# CSCA 5622 Machine Learning I Final Project

**Goal**: Identify a Supervised Learning problem to perform EDA and model analysis.

### Deliverables

1. Jupyter notebook showing a supervised learning problem description, EDA procedure, analysis (model building and training), result, and discussion/conclusion
2. Video presentation or demo (5-15min) in `.mp4` format.

   - What problem do you solve?
   - What ML approach do you use, or what methods does your app use?
   - Show the result or run an app demo.

3. [Public GitHub Repo](https://github.com/davidhwilliams/CSCA-5622-ML-I-Final)


# Project Focus

Predicting CVSS Score Severity based on `description`, `CPEs`, `keywords`.

## Links and Data Feeds

- https://nvd.nist.gov/vuln
- [NVD CVE API Guide](https://nvd.nist.gov/developers/vulnerabilities)

## Steps

### 1. Data Collection

- **Download CVE Dataset** from the NVD (includes CVSS scores, descriptions, affected software/hardware, date of discovery).

### 2. Data Preprocessing

- **Handle missing data**: Remove or impute missing values in descriptions, affected software, and CVSS scores.
- **Text preprocessing**: For vulnerability descriptions:Remove special characters, stop words, and tokenize. Apply lemmatization or stemming.
- **Keyword extraction**: Use TF-IDF or CountVectorizer (bag-of-words).
- **Categorical encoding** for affected software/hardware: One-hot encoding or label encoding. Use dimensionality reduction techniques like PCA.

### 3. Exploratory Data Analysis (EDA)

- **Understand the target variable**: Plot the distribution of CVSS severity (Low, Medium, High, Critical). Check for class imbalance.
- **Analyze text data**:
  - Word cloud visualizations for different severity levels.
  - Bar plots for keyword frequency by severity category.
- **Analyze affected software/hardware**:
  - Histograms or bar charts for common affected software/hardware in each severity.
- **Correlation analysis**:
  - Correlation matrix to identify strong relationships between features and CVSS severity.

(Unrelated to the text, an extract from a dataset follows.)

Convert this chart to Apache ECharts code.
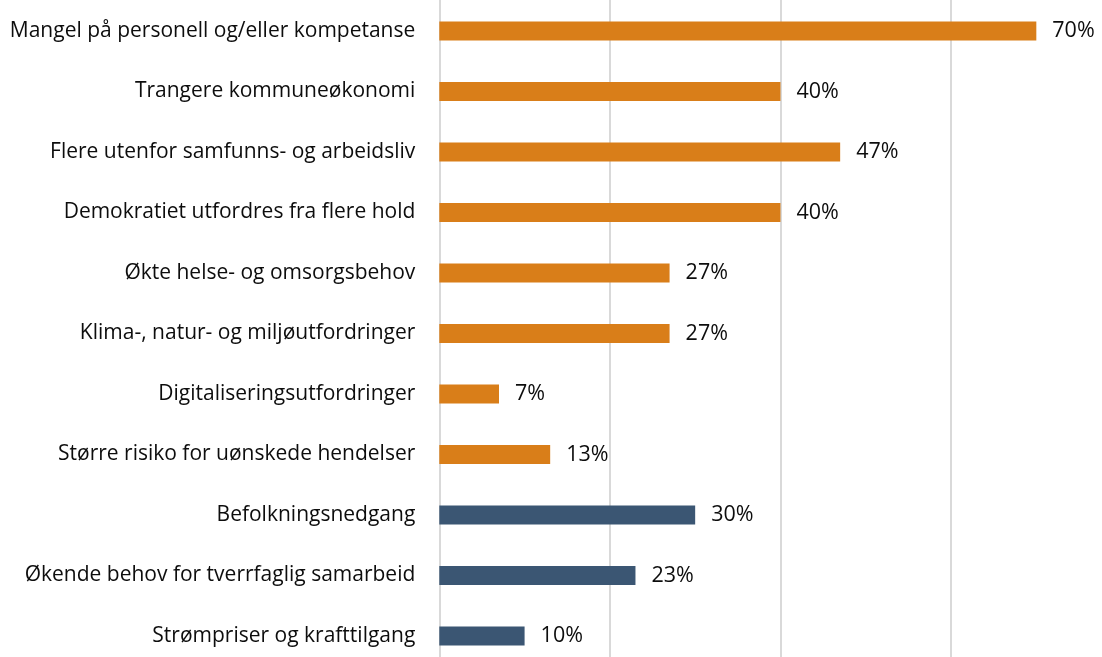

### 4. Feature Engineering

- **Text-based features**:
  - Use TF-IDF or Word2Vec for numerical representations.
  - Create features based on keyword counts, description length, etc.
- **Categorical features**:
  - Count the number of affected products or types of products.
- **Date-based features** (if applicable): Create features like vulnerability age, seasonality, etc.

### 5. Splitting the Data

- Split the data into **training** and **testing** sets (70/30 or 80/20 split).

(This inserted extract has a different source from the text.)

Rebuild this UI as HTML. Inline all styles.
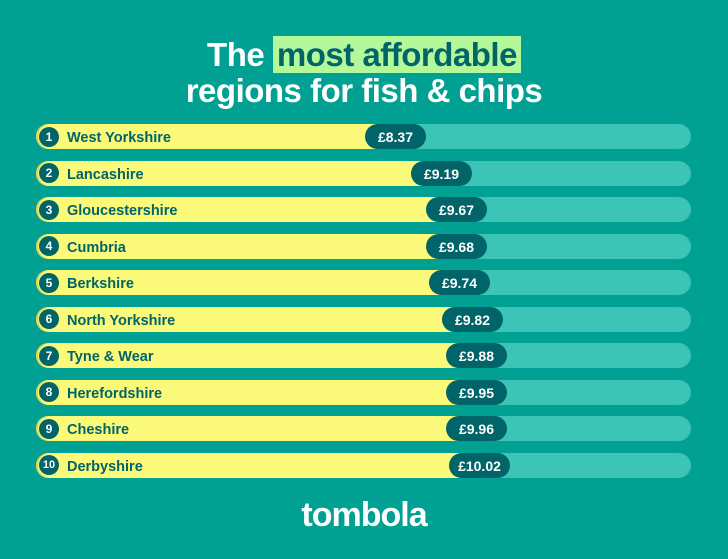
<!DOCTYPE html>
<html><head><style>
body{margin:0;width:728px;height:559px;background:#00a192;font-family:"Liberation Sans",sans-serif;position:relative;overflow:hidden}
.t{position:absolute;left:0;width:728px;text-align:center;color:#fff;font-weight:bold;font-size:33px;letter-spacing:-0.5px}
.hl{background:#b3f99a;color:#006468;padding:0 4px}
.row{position:absolute;left:36px;width:655px;height:25px;border-radius:13px;background:#3cc4b6}
.y{position:absolute;left:0;top:0;height:25px;border-radius:13px 0 0 13px;background:#fbf97a;box-shadow:inset 2px 0 0 #d9d55a}
.n{position:absolute;left:3px;top:2.5px;width:20px;height:20px;border-radius:50%;background:#006468;color:#fff;font-size:12px;font-weight:bold;text-align:center;line-height:21px}
.l{position:absolute;left:31px;top:2px;line-height:25px;color:#006468;font-weight:bold;font-size:14.5px}
.p{position:absolute;top:0;height:25px;width:61px;border-radius:13px;background:#006468;color:#fff;font-weight:bold;font-size:14px;text-align:center;line-height:26px}
</style></head><body>
<div class="t" style="top:36px;line-height:38px">The <span class="hl">most affordable</span></div>
<div class="t" style="top:72px;line-height:38px">regions for fish &amp; chips</div>
<div class="row" style="top:124px"><div class="y" style="width:360px"></div><div class="n">1</div><div class="l">West Yorkshire</div><div class="p" style="left:329px">£8.37</div></div>
<div class="row" style="top:160.5px"><div class="y" style="width:406px"></div><div class="n">2</div><div class="l">Lancashire</div><div class="p" style="left:375px">£9.19</div></div>
<div class="row" style="top:197px"><div class="y" style="width:421px"></div><div class="n">3</div><div class="l">Gloucestershire</div><div class="p" style="left:390px">£9.67</div></div>
<div class="row" style="top:233.5px"><div class="y" style="width:421px"></div><div class="n">4</div><div class="l">Cumbria</div><div class="p" style="left:390px">£9.68</div></div>
<div class="row" style="top:270px"><div class="y" style="width:424px"></div><div class="n">5</div><div class="l">Berkshire</div><div class="p" style="left:393px">£9.74</div></div>
<div class="row" style="top:306.5px"><div class="y" style="width:437px"></div><div class="n">6</div><div class="l">North Yorkshire</div><div class="p" style="left:406px">£9.82</div></div>
<div class="row" style="top:343px"><div class="y" style="width:441px"></div><div class="n">7</div><div class="l">Tyne &amp; Wear</div><div class="p" style="left:410px">£9.88</div></div>
<div class="row" style="top:379.5px"><div class="y" style="width:441px"></div><div class="n">8</div><div class="l">Herefordshire</div><div class="p" style="left:410px">£9.95</div></div>
<div class="row" style="top:416px"><div class="y" style="width:441px"></div><div class="n">9</div><div class="l">Cheshire</div><div class="p" style="left:410px">£9.96</div></div>
<div class="row" style="top:452.5px"><div class="y" style="width:444px"></div><div class="n" style="font-size:11px">10</div><div class="l">Derbyshire</div><div class="p" style="left:413px">£10.02</div></div>
<div class="t" style="top:493px;font-size:34px;line-height:44px;letter-spacing:-1px">tombola</div>
</body></html>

### 6. Model Selection and Training

- Use classification models:
  - **Logistic Regression** (baseline model).
  - **Random Forest**.
  - **Gradient Boosting (XGBoost/LightGBM)**.
  - **Naive Bayes** for text-heavy models.
  - **Support Vector Machine (SVM)** with TF-IDF.
- Handle **class imbalance** using:
  - **Oversampling** (SMOTE) or **undersampling**.
  - Adjust class weights in models.

### 7. Model Evaluation

- Use metrics:
  - **Accuracy** (for balanced data).
  - **Precision, Recall, F1-score** (for imbalanced data).
  - **Confusion Matrix** to visualize performance.
- **Cross-validation**: Use k-fold cross-validation for generalization.

### 8. Model Tuning

- **Hyperparameter tuning** with:
  - **GridSearchCV** or **RandomSearchCV**.
  - Tune parameters like number of estimators, tree depth, learning rate.

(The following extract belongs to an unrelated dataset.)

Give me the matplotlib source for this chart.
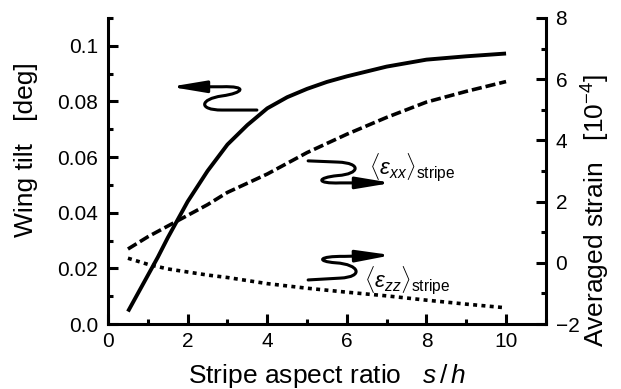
import matplotlib
matplotlib.use("Agg")
import matplotlib.pyplot as plt
from matplotlib.patches import FancyArrowPatch, ArrowStyle
from matplotlib.path import Path
from matplotlib.ticker import MultipleLocator

plt.rcParams['font.family'] = 'Liberation Sans'
plt.rcParams['mathtext.fontset'] = 'custom'
plt.rcParams['mathtext.rm'] = 'Liberation Sans'
plt.rcParams['mathtext.it'] = 'Liberation Sans:italic'
plt.rcParams['mathtext.sf'] = 'Liberation Sans'

# wing tilt (left axis, deg)
tilt_x = [0.5, 0.75, 1.0, 1.25, 1.5, 1.75, 2.0, 2.5, 3.0, 3.5, 4.0, 4.5,
          5.0, 5.5, 6.0, 7.0, 8.0, 9.0, 10.0]
tilt_y = [0.0045, 0.011, 0.0175, 0.024, 0.031, 0.0375, 0.044, 0.055, 0.0645,
          0.0715, 0.0775, 0.0815, 0.0845, 0.087, 0.089, 0.0925, 0.095, 0.0962,
          0.0972]

# averaged strains (right axis, 1e-4)
exx_x = [0.5, 1.0, 1.5, 2.0, 2.5, 3.0, 3.5, 4.0, 4.5, 5.0, 5.5, 6.0, 7.0,
         8.0, 9.0, 10.0]
exx_y = [0.45, 0.85, 1.2, 1.55, 1.9, 2.3, 2.6, 2.9, 3.25, 3.6, 3.9, 4.2,
         4.75, 5.25, 5.6, 5.92]
ezz_x = [0.5, 1.0, 1.5, 2.0, 2.5, 3.0, 4.0, 5.0, 6.0, 7.0, 8.0, 9.0, 10.0]
ezz_y = [0.15, -0.05, -0.2, -0.3, -0.4, -0.48, -0.68, -0.83, -0.96, -1.08,
         -1.22, -1.35, -1.47]

left_ticks = [0.0, 0.02, 0.04, 0.06, 0.08, 0.1]
left_labels = ['0.0', '0.02', '0.04', '0.06', '0.08', '0.1']
right_ticks = [-2, 0, 2, 4, 6, 8]
x_ticks = [0, 2, 4, 6, 8, 10]

fig = plt.figure(figsize=(6.21, 3.89), dpi=100)
ax = fig.add_axes([0.174, 0.167, 0.705, 0.787])
ax2 = ax.twinx()

ax.plot(tilt_x, tilt_y, color='black', lw=2.8, solid_capstyle='butt')
ax2.plot(exx_x, exx_y, color='black', lw=2.6, dashes=(2.8, 1.1))
ax2.plot(ezz_x, ezz_y, color='black', lw=2.6, dashes=(1.1, 1.2))

ax.set_xlim(0, 11)
ax.set_ylim(0, 0.11)
ax2.set_ylim(-2, 8)

ax.set_xticks(x_ticks)
ax.xaxis.set_minor_locator(MultipleLocator(1))
ax.set_yticks(left_ticks)
ax.set_yticklabels(left_labels)
ax.yaxis.set_minor_locator(MultipleLocator(0.01))
ax2.set_yticks(right_ticks)
ax2.yaxis.set_minor_locator(MultipleLocator(1))

for a in (ax, ax2):
    a.spines['top'].set_visible(False)
    for s in a.spines.values():
        s.set_linewidth(2.2)
ax.spines['right'].set_visible(False)
ax2.spines['left'].set_visible(False)
ax2.spines['bottom'].set_visible(False)

ax.tick_params(which='both', direction='in', top=False, right=False, width=2.2,
               labelsize=15)
ax.tick_params(which='major', length=7)
ax.tick_params(which='minor', length=3.5)
ax.tick_params(axis='y', pad=7)
ax.tick_params(axis='x', pad=6)
ax2.tick_params(which='both', direction='in', width=2.2, labelsize=15, pad=7)
ax2.tick_params(which='major', length=7)
ax2.tick_params(which='minor', length=3.5)

ax.set_xlabel(r'Stripe aspect ratio   $s\,/\,h$', fontsize=19, labelpad=8)
ax.set_ylabel('Wing tilt   [deg]', fontsize=19, labelpad=14)
ax.yaxis.label.set_y(0.57)
ax2.set_ylabel('Averaged strain   [10$^{-4}$]', fontsize=19, labelpad=0)
ax2.yaxis.label.set_y(0.37)

arrow_style = ArrowStyle('-|>', head_length=2.1, head_width=0.35)
C = Path.CURVE4
L = Path.LINETO
M = Path.MOVETO
squiggles = [
    [(0.340, 0.699), (0.260, 0.699), (0.205, 0.699), (0.210, 0.735),
     (0.260, 0.745), (0.310, 0.755), (0.320, 0.778), (0.260, 0.775),
     (0.142, 0.775)],
    [(0.457, 0.533), (0.525, 0.529), (0.580, 0.526), (0.575, 0.490),
     (0.525, 0.485), (0.475, 0.478), (0.475, 0.458), (0.530, 0.461),
     (0.648, 0.461)],
    [(0.457, 0.144), (0.530, 0.150), (0.585, 0.154), (0.575, 0.195),
     (0.520, 0.200), (0.475, 0.205), (0.480, 0.222), (0.540, 0.221),
     (0.648, 0.225)],
]
codes = [M, L, C, C, C, C, C, C, L]
for verts in squiggles:
    arr = FancyArrowPatch(path=Path(verts, codes), arrowstyle=arrow_style,
                          mutation_scale=10, lw=2.2, color='black',
                          transform=ax.transAxes, clip_on=False)
    ax.add_patch(arr)

ax.text(0.595, 0.51, r'$\langle\varepsilon_{xx}\rangle_{\mathrm{stripe}}$',
        transform=ax.transAxes, fontsize=16, va='center', ha='left')
ax.text(0.585, 0.14, r'$\langle\varepsilon_{zz}\rangle_{\mathrm{stripe}}$',
        transform=ax.transAxes, fontsize=16, va='center', ha='left')

fig.savefig('out.png', dpi=100)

### 9. Model Interpretation

- **Feature importance**: Visualize feature importance for tree-based models.
- **SHAP values or LIME** for interpreting complex models.

### 10. Model Deployment and Conclusions

- Discuss which features (descriptions, keywords, software) were most predictive.
- Identify limitations (e.g., class imbalance, noisy text data).
- Suggest improvements with more data or refined feature engineering.


In [None]:
import numpy as np
import pandas as pd
import matplotlib.pyplot as plt
from sklearn.datasets import make_blobs
from matplotlib.colors import Normalize
from sklearn.tree import DecisionTreeClassifier
from sklearn.base import clone
from sklearn import tree
from sklearn.model_selection import train_test_split